Диалектика Просвещения объективно оборачивается безумием. Это безумие в то же время является и безумием политической реальности. Превратившись в густую сеть современных коммуникаций мир стал настолько единым, что различия в дипломатических завтраках в Думбартоне и Персии приходится рассматривать в качестве национальных черт, а национальное своеобразие распознается преимущественно на примере голодающих без риса миллионов, попавшихся в прочную ловушку этой сети. В то время как изобилие благ, которые могли бы быть произведены одновременно повсюду, делает анахронизмом борьбу за источники сырья и рынки сбыта, тем не менее, человечество разделено на небольшое число вооружённых блоков. Они конкурируют между собой беспощаднее, чем некогда фирмы в эпоху анархического товарного производства, и стремятся к взаимному уничтожению друг друга. Чем безрассуднее тут антагонизм, тем прочнее блоки. Только по той причине, что обитающим на их громадных пространствах тотальная идентификация с этими чудовищами власти навязывается в качестве второй их природы, что ведёт к полной закупорке всех пор сознания, массы ввергаются в состояние абсолютной апатии, наделяющей их способностью к фантастическим деяниям. Поскольку право принимать решения кажется предоставленным единичному человеку, по существу своему все они уже предрешены.
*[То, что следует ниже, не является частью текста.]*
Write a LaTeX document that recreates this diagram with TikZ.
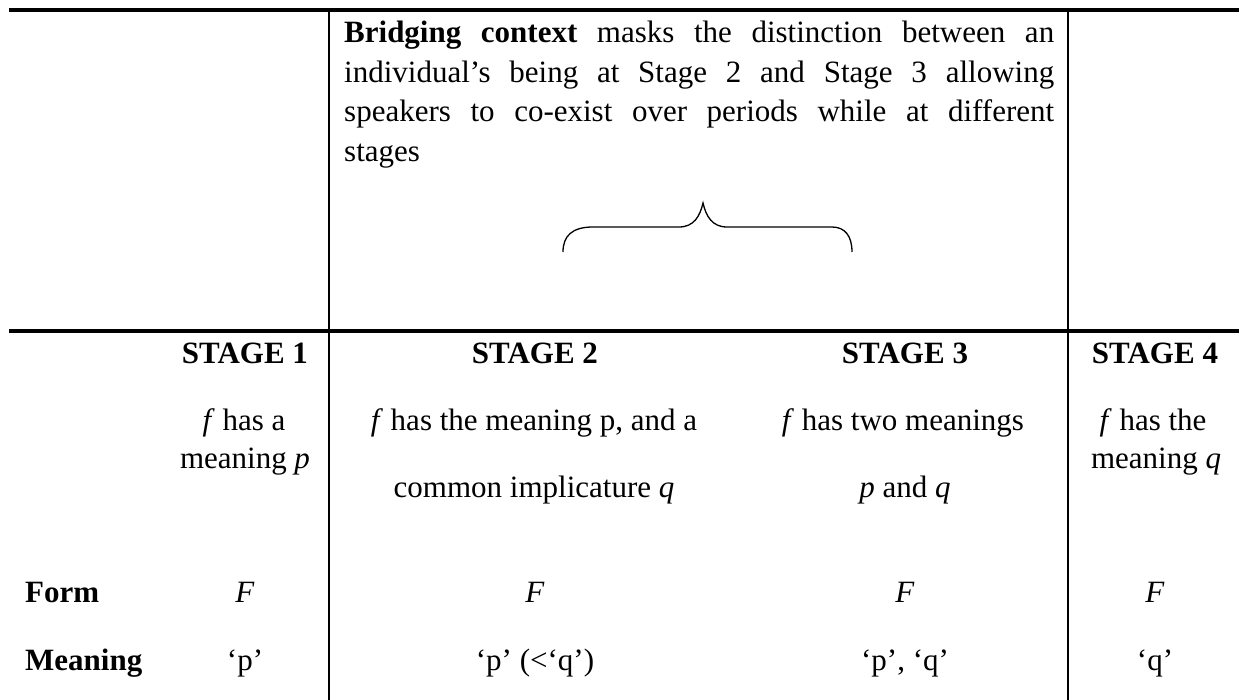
\documentclass[tikz,border=0pt]{standalone}
\usepackage{fontspec}
\setmainfont{Liberation Serif}
\begin{document}
\begin{tikzpicture}[x=1pt,y=-1pt,
  txt/.style={inner sep=0pt,anchor=base,font=\fontsize{31}{38}\selectfont},
  lbl/.style={inner sep=0pt,anchor=base west,font=\fontsize{31}{38}\selectfont\bfseries},
  head/.style={inner sep=0pt,anchor=base,font=\fontsize{31}{38}\selectfont\bfseries},
  thickrule/.style={line width=3.3pt},
  thinrule/.style={line width=1.3pt},
  bracestyle/.style={line width=1.3pt}]
\useasboundingbox (0,0) rectangle (1239,700);
% rules
\coordinate (tl) at (9,10);
\coordinate (tr) at (1239,10);
\coordinate (ml) at (9,331);
\coordinate (mr) at (1239,331);
\coordinate (v1t) at (329,10);
\coordinate (v1b) at (329,700);
\coordinate (v2t) at (1068,10);
\coordinate (v2b) at (1068,700);
\draw[thickrule] (tl) -- (tr);
\draw[thickrule] (ml) -- (mr);
\draw[thinrule] (v1t) -- (v1b);
\draw[thinrule] (v2t) -- (v2b);
% bridging paragraph
\node[inner sep=0pt,anchor=base west] (para) at (344,43)
  {\fontsize{31}{39.5}\selectfont\hyphenpenalty=10000
   \parbox[t]{710pt}{\textbf{Bridging context} masks the distinction between an\linebreak
   individual's being at Stage 2 and Stage 3 allowing\linebreak
   speakers to co-exist over periods while at different\linebreak
   stages}};
% brace
\coordinate (bl) at (563,252);
\coordinate (br) at (852,252);
\coordinate (btip) at (703,203);
\draw[bracestyle] (bl) .. controls (563,236) and (572,227) .. (593,227) -- (679,227)
  .. controls (694,227) and (700,216) .. (btip)
  .. controls (706,216) and (712,227) .. (727,227) -- (832,227)
  .. controls (845,227) and (852,236) .. (br);
% stage headers
\node[head] (s1) at (245,363) {STAGE 1};
\node[head] (s2) at (535,363) {STAGE 2};
\node[head] (s3) at (905,363) {STAGE 3};
\node[head] (s4) at (1155,363) {STAGE 4};
% descriptions
\node[txt] (d1a) at (244,430) {\textit{f} has a};
\node[txt] (d1b) at (245,468) {meaning \textit{p}};
\node[txt] (d2a) at (534,430) {\textit{f} has the meaning p, and a};
\node[txt] (d2b) at (534,497) {common implicature \textit{q}};
\node[txt] (d3a) at (903,430) {\textit{f} has two meanings};
\node[txt] (d3b) at (905,497) {\textit{p} and \textit{q}};
\node[txt] (d4a) at (1153,430) {\textit{f} has the};
\node[txt] (d4b) at (1156,468) {meaning \textit{q}};
% rows
\node[lbl] (form) at (25,602) {Form};
\node[lbl] (mean) at (25,670) {Meaning};
\node[txt] (f1) at (245,602) {\textit{F}};
\node[txt] (f2) at (535,602) {\textit{F}};
\node[txt] (f3) at (905,602) {\textit{F}};
\node[txt] (f4) at (1155,602) {\textit{F}};
\node[txt] (m1) at (245,670) {`p'};
\node[txt] (m2) at (535,670) {`p' (<`q')};
\node[txt] (m3) at (905,670) {`p', `q'};
\node[txt] (m4) at (1155,670) {`q'};
\end{tikzpicture}
\end{document}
Растрезвоненная политиками противостоящих лагерей непримиримость идеологий сама является лишь идеологией слепой констелляции власти. Мышление в рамках политических платформ, этот продукт индустриализации и её рекламы, приноравливает к себе международные отношения. Примкнет ли бюргер к коммунистической или к фашистской — платформе зависит уже от того, чему удастся навязать ему себя — Красной Армии или лабораториям Запада. Овеществление, в силу которого ставшая возможной исключительно из-за пассивности масс структура власти противостоит им в качестве незыблемой действительности, стало настолько плотным, что любая спонтанность, даже просто представление об истинном положении вещей неизбежно превращается в зарвавшуюся утопию, в раскольническое сектантство. Видимость достигла такого уровня концентрации, что попытка разоблачить её объективно приобретает характер галлюцинации.